__What is needed__. Retype, please, the listing from its opening line through the line that contains "const yMinorTicks = [0.1, 0.3, 0.5, 0.7, 0.9];", both included, without the pictures.
------------------------------------
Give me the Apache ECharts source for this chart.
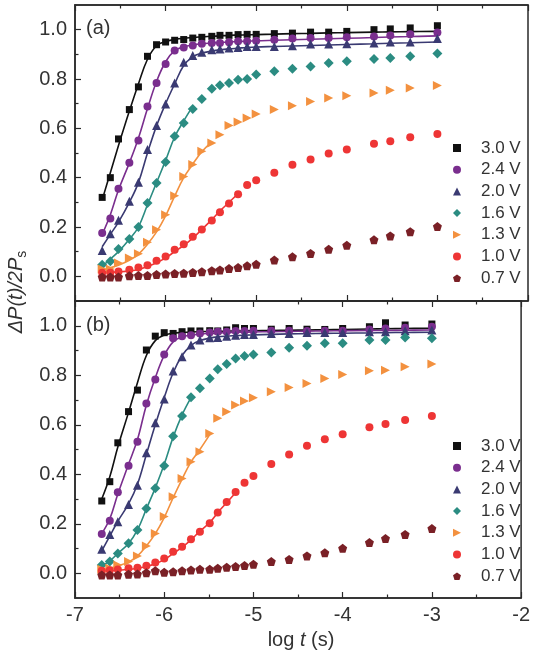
<!DOCTYPE html>
<html><head><meta charset="utf-8">
<script src="https://cdn.jsdelivr.net/npm/echarts@6/dist/echarts.min.js"></script>
<style>html,body{margin:0;padding:0;background:#fff}#c{width:533px;height:656px}</style>
</head><body><div id="c"></div>
<script>
// log t (s)
const X = [-6.70, -6.61, -6.52, -6.40, -6.30, -6.20, -6.10, -6.00, -5.90, -5.80, -5.70, -5.60, -5.49, -5.40, -5.30, -5.20, -5.10, -5.00, -4.80, -4.60, -4.40, -4.20, -4.00, -3.70, -3.52, -3.30, -3.00];
const voltages = ['3.0 V', '2.4 V', '2.0 V', '1.6 V', '1.3 V', '1.0 V', '0.7 V'];
const xTicks = [-7, -6, -5, -4, -3, -2];
const yTickLabels = [0, 0.2, 0.4, 0.6, 0.8, 1.0];
const yMinorTicks = [0.1, 0.3, 0.5, 0.7, 0.9];

// panel (a) measured points
const a30 = [0.32, 0.40, 0.557, 0.676, 0.768, 0.892, 0.939, 0.95, 0.957, 0.96, 0.966, 0.969, 0.973, 0.977, 0.977, 0.98, 0.981, 0.981, 0.984, 0.986, 0.99, 0.99, 0.993, 1.0, 1.003, 1.007, 1.016];
const a24 = [0.176, 0.234, 0.355, 0.46, 0.551, 0.689, 0.784, 0.861, 0.916, 0.928, 0.936, 0.943, 0.946, 0.946, 0.949, 0.953, 0.953, 0.955, 0.959, 0.964, 0.966, 0.966, 0.969, 0.972, 0.976, 0.981, 0.989];
const a20 = [0.105, 0.173, 0.227, 0.304, 0.381, 0.514, 0.611, 0.699, 0.784, 0.868, 0.895, 0.908, 0.919, 0.922, 0.926, 0.928, 0.932, 0.932, 0.932, 0.935, 0.942, 0.942, 0.943, 0.946, 0.95, 0.95, 0.964];
const a16 = [0.047, 0.061, 0.111, 0.151, 0.2, 0.297, 0.378, 0.464, 0.568, 0.622, 0.678, 0.719, 0.76, 0.775, 0.784, 0.797, 0.8, 0.818, 0.831, 0.842, 0.851, 0.865, 0.872, 0.881, 0.885, 0.892, 0.903];
const a13 = [0.03, 0.03, 0.054, 0.074, 0.092, 0.138, 0.189, 0.25, 0.327, 0.405, 0.453, 0.507, 0.541, 0.574, 0.611, 0.626, 0.642, 0.658, 0.676, 0.692, 0.709, 0.723, 0.732, 0.743, 0.754, 0.764, 0.774];
const a10 = [0.015, 0.015, 0.02, 0.027, 0.036, 0.045, 0.063, 0.08, 0.108, 0.13, 0.16, 0.19, 0.226, 0.26, 0.295, 0.333, 0.37, 0.39, 0.42, 0.452, 0.474, 0.498, 0.514, 0.537, 0.548, 0.564, 0.577];
const a07 = [-0.003, -0.003, -0.003, 0.002, 0.003, 0.003, 0.007, 0.009, 0.011, 0.013, 0.016, 0.019, 0.023, 0.026, 0.032, 0.036, 0.043, 0.049, 0.066, 0.079, 0.093, 0.11, 0.126, 0.148, 0.164, 0.181, 0.202];

// panel (a) fitted curves
const aFit30 = [0.31, 0.42, 0.53, 0.67, 0.78, 0.88, 0.935, 0.952, 0.96, 0.965, 0.968, 0.971, 0.973, 0.975, 0.977, 0.978, 0.979, 0.98, 0.982, 0.984, 0.985, 0.987, 0.988, 0.99, 0.991, 0.992, 0.993];
const aFit24 = [0.17, 0.25, 0.35, 0.46, 0.56, 0.68, 0.79, 0.87, 0.915, 0.93, 0.938, 0.943, 0.946, 0.948, 0.95, 0.952, 0.953, 0.955, 0.957, 0.959, 0.961, 0.963, 0.965, 0.968, 0.97, 0.972, 0.975];
const aFit20 = [0.12, 0.17, 0.22, 0.30, 0.38, 0.50, 0.61, 0.70, 0.78, 0.855, 0.89, 0.905, 0.913, 0.918, 0.922, 0.925, 0.928, 0.93, 0.932, 0.934, 0.936, 0.938, 0.94, 0.943, 0.945, 0.947, 0.95];
const aFit16 = [0.04, 0.07, 0.10, 0.15, 0.20, 0.29, 0.38, 0.47, 0.565, 0.63, 0.69];
const aFit13 = [0.025, 0.035, 0.045, 0.065, 0.09, 0.13, 0.18, 0.245, 0.325, 0.40, 0.455, 0.505, 0.545];
const aFit10 = [0.015, 0.016, 0.018, 0.022, 0.028, 0.04, 0.055, 0.075, 0.10, 0.125, 0.155, 0.19, 0.23, 0.265, 0.30, 0.335];

// panel (b) measured points
const b30 = [0.292, 0.37, 0.527, 0.653, 0.74, 0.902, 0.958, 0.972, 0.969, 0.976, 0.979, 0.979, 0.98, 0.979, 0.983, 0.992, 0.989, 0.989, 0.986, 0.989, 0.986, 0.985, 0.989, 0.996, 1.012, 1.003, 1.007];
const b24 = [0.159, 0.212, 0.327, 0.434, 0.531, 0.686, 0.783, 0.884, 0.949, 0.958, 0.962, 0.969, 0.973, 0.976, 0.976, 0.979, 0.979, 0.98, 0.98, 0.98, 0.979, 0.98, 0.98, 0.985, 0.989, 0.992, 0.996];
const b20 = [0.097, 0.157, 0.208, 0.278, 0.356, 0.487, 0.608, 0.704, 0.817, 0.875, 0.922, 0.942, 0.952, 0.953, 0.958, 0.962, 0.965, 0.965, 0.969, 0.969, 0.973, 0.973, 0.973, 0.976, 0.976, 0.98, 0.983];
const b16 = [0.033, 0.047, 0.08, 0.121, 0.175, 0.262, 0.343, 0.434, 0.554, 0.635, 0.711, 0.747, 0.787, 0.824, 0.845, 0.868, 0.878, 0.884, 0.892, 0.911, 0.919, 0.929, 0.929, 0.942, 0.942, 0.953, 0.949];
const b13 = [0.016, 0.02, 0.033, 0.047, 0.07, 0.11, 0.161, 0.229, 0.309, 0.383, 0.451, 0.491, 0.565, 0.626, 0.653, 0.68, 0.696, 0.709, 0.733, 0.751, 0.767, 0.787, 0.803, 0.818, 0.82, 0.834, 0.845];
const b10 = [0.01, 0.012, 0.015, 0.02, 0.022, 0.03, 0.043, 0.06, 0.087, 0.107, 0.137, 0.168, 0.202, 0.245, 0.288, 0.328, 0.366, 0.393, 0.441, 0.48, 0.515, 0.541, 0.562, 0.59, 0.603, 0.619, 0.635];
const b07 = [-0.007, -0.007, -0.007, -0.004, -0.003, 0.002, 0.01, 0.004, 0.006, 0.01, 0.013, 0.016, 0.016, 0.02, 0.024, 0.027, 0.031, 0.036, 0.047, 0.056, 0.07, 0.083, 0.101, 0.124, 0.14, 0.157, 0.181];

// panel (b) fitted curves
const bFit30 = [0.30, 0.39, 0.51, 0.65, 0.77, 0.88, 0.94, 0.962, 0.97, 0.973, 0.975, 0.976, 0.977, 0.978, 0.978, 0.979, 0.979, 0.98, 0.981, 0.982, 0.983, 0.984, 0.985, 0.987, 0.988, 0.989, 0.99];
const bFit24 = [0.16, 0.22, 0.32, 0.44, 0.54, 0.68, 0.79, 0.88, 0.935, 0.955, 0.962, 0.966, 0.969, 0.971, 0.972, 0.973, 0.974, 0.975, 0.976, 0.977, 0.978, 0.979, 0.98, 0.981, 0.981, 0.982, 0.983];
const bFit20 = [0.09, 0.15, 0.21, 0.28, 0.36, 0.48, 0.60, 0.71, 0.81, 0.88, 0.92, 0.94, 0.95, 0.955, 0.958, 0.96, 0.962, 0.963, 0.965, 0.967, 0.968, 0.969, 0.97, 0.971, 0.972, 0.973, 0.974];
const bFit16 = [0.03, 0.05, 0.08, 0.12, 0.175, 0.26, 0.345, 0.44, 0.55, 0.64, 0.71];
const bFit13 = [0.015, 0.02, 0.03, 0.045, 0.07, 0.11, 0.16, 0.225, 0.305, 0.38, 0.45, 0.50, 0.56];
const bFit10 = [0.01, 0.011, 0.012, 0.015, 0.02, 0.027, 0.038, 0.055, 0.08, 0.105, 0.135, 0.17, 0.205, 0.245, 0.285, 0.325];

const colors = ['#111111', '#7a2e8e', '#3a3a72', '#2b8c82', '#f3913f', '#ee3535', '#7a2026'];
const PENT = 'path://M0,-1 L0.951,-0.309 L0.588,0.809 L-0.588,0.809 L-0.951,-0.309 Z';
const RTRI = 'path://M0,0 L10,5 L0,10 Z';
const symbols = ['rect', 'circle', 'triangle', 'diamond', 'triangle', 'circle', PENT];
const rotates = [0, 0, 0, 0, -90, 0, 0];
const sizes = [7, 8, 9, 10, 9, 8, 9];

const panels = [
  {pts: [a30, a24, a20, a16, a13, a10, a07], fits: [aFit30, aFit24, aFit20, aFit16, aFit13, aFit10, null]},
  {pts: [b30, b24, b20, b16, b13, b10, b07], fits: [bFit30, bFit24, bFit20, bFit16, bFit13, bFit10, null]}
];

const AX = '#2a2a2a';
const LBL = '#333';
const FONT = 'Liberation Sans, Arial, sans-serif';

const grids = [
  {left: 75, top: 5, width: 453, height: 296, show: true, borderColor: AX, borderWidth: 1.5, backgroundColor: 'transparent'},
  {left: 75, top: 301, width: 453, height: 297, show: true, borderColor: AX, borderWidth: 1.5, backgroundColor: 'transparent'}
];

const xAxes = [], yAxes = [], series = [];
[0, 1].forEach(g => {
  ['bottom', 'top'].forEach(pos => {
    xAxes.push({
      type: 'value', gridIndex: g, position: pos, min: -7, max: -2, interval: 1,
      axisLine: {show: true, onZero: false, lineStyle: {color: AX, width: 1.5}},
      axisTick: {show: true, inside: true, length: 6, lineStyle: {color: AX, width: 1.2}},
      minorTick: {show: true, splitNumber: 2, length: 3.5, lineStyle: {color: AX, width: 1.2}},
      splitLine: {show: false},
      axisLabel: {show: g === 1 && pos === 'bottom', fontSize: 20, color: LBL, fontFamily: FONT, margin: 7,
        formatter: v => xTicks.includes(Math.round(v)) ? String(Math.round(v)) : ''}
    });
  });
  yAxes.push({
    type: 'value', gridIndex: g, position: 'left', min: -0.1, max: 1.1,
    axisLine: {show: true, onZero: false, lineStyle: {color: AX, width: 1.5}},
    axisTick: {show: true, inside: true, length: 6, customValues: yTickLabels, lineStyle: {color: AX, width: 1.2}},
    splitLine: {show: false},
    axisLabel: {show: true, customValues: yTickLabels, fontSize: 20, color: LBL, fontFamily: FONT, margin: 8,
      formatter: v => v.toFixed(1)}
  });
  yAxes.push({
    type: 'value', gridIndex: g, position: 'left', min: -0.1, max: 1.1,
    axisLine: {show: false, onZero: false},
    axisTick: {show: true, inside: true, length: 3.5, customValues: yMinorTicks, lineStyle: {color: AX, width: 1.2}},
    splitLine: {show: false},
    axisLabel: {show: false}
  });
});

panels.forEach((p, g) => {
  p.fits.forEach((f, k) => {
    if (!f) return;
    series.push({
      type: 'line', name: 'fit-' + g + '-' + k, xAxisIndex: g * 2, yAxisIndex: g * 2,
      data: f.map((v, i) => [X[i], v]), smooth: 0.4, showSymbol: false, symbol: 'none',
      lineStyle: {color: colors[k], width: 1.6}, z: 2, silent: true
    });
  });
  p.pts.forEach((vals, k) => {
    series.push({
      type: 'scatter', name: voltages[k], xAxisIndex: g * 2, yAxisIndex: g * 2,
      data: vals.map((v, i) => [X[i], v]),
      symbol: symbols[k], symbolSize: sizes[k], symbolRotate: rotates[k],
      itemStyle: {color: colors[k], opacity: 1}, z: 3
    });
  });
});

const legendData = voltages.map((v, k) => k === 4 ? {name: v, icon: RTRI} : v);
const legendBase = {
  orient: 'vertical', left: 453, padding: 0, itemWidth: 8, itemHeight: 8, itemGap: 1.7,
  data: legendData, selectedMode: false,
  textStyle: {fontSize: 17, lineHeight: 20, color: LBL, fontFamily: FONT, padding: [0, 0, 0, 15]}
};

const option = {
  animation: false,
  backgroundColor: '#fff',
  grid: grids,
  xAxis: xAxes,
  yAxis: yAxes,
  legend: [Object.assign({}, legendBase, {top: 138}), Object.assign({}, legendBase, {top: 436})],
  series: series,
  graphic: [
    {type: 'text', left: 86, top: 18, style: {text: '(a)', fontSize: 20, fill: LBL, fontFamily: FONT}},
    {type: 'text', left: 86, top: 315, style: {text: '(b)', fontSize: 20, fill: LBL, fontFamily: FONT}},
    {type: 'text', x: 16, y: 292, rotation: Math.PI / 2,
      style: {text: '{n|Δ}{i|P}{n|(}{i|t}{n|)/2}{i|P}{s|s}', align: 'center', verticalAlign: 'middle', fill: LBL,
        rich: {
          n: {fontSize: 20, fontFamily: FONT, fill: LBL, fontStyle: 'italic'},
          i: {fontSize: 20, fontFamily: FONT, fill: LBL, fontStyle: 'italic'},
          s: {fontSize: 14, fontFamily: FONT, fill: LBL, padding: [12, 0, 0, 0]}
        }}},
    {type: 'text', x: 301, y: 640,
      style: {text: '{n|log }{i|t}{n| (s)}', align: 'center', verticalAlign: 'middle', fill: LBL,
        rich: {
          n: {fontSize: 20, fontFamily: FONT, fill: LBL},
          i: {fontSize: 20, fontFamily: FONT, fill: LBL, fontStyle: 'italic'}
        }}}
  ]
};

const chart = echarts.init(document.getElementById('c'), null, {renderer: 'canvas'});
chart.setOption(option);
</script>
</body></html>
------------------------------------
__Final result__.
Give me the Apache ECharts source for this chart.
<!DOCTYPE html>
<html><head><meta charset="utf-8">
<script src="https://cdn.jsdelivr.net/npm/echarts@6/dist/echarts.min.js"></script>
<style>html,body{margin:0;padding:0;background:#fff}#c{width:533px;height:656px}</style>
</head><body><div id="c"></div>
<script>
// log t (s)
const X = [-6.70, -6.61, -6.52, -6.40, -6.30, -6.20, -6.10, -6.00, -5.90, -5.80, -5.70, -5.60, -5.49, -5.40, -5.30, -5.20, -5.10, -5.00, -4.80, -4.60, -4.40, -4.20, -4.00, -3.70, -3.52, -3.30, -3.00];
const voltages = ['3.0 V', '2.4 V', '2.0 V', '1.6 V', '1.3 V', '1.0 V', '0.7 V'];
const xTicks = [-7, -6, -5, -4, -3, -2];
const yTickLabels = [0, 0.2, 0.4, 0.6, 0.8, 1.0];
const yMinorTicks = [0.1, 0.3, 0.5, 0.7, 0.9];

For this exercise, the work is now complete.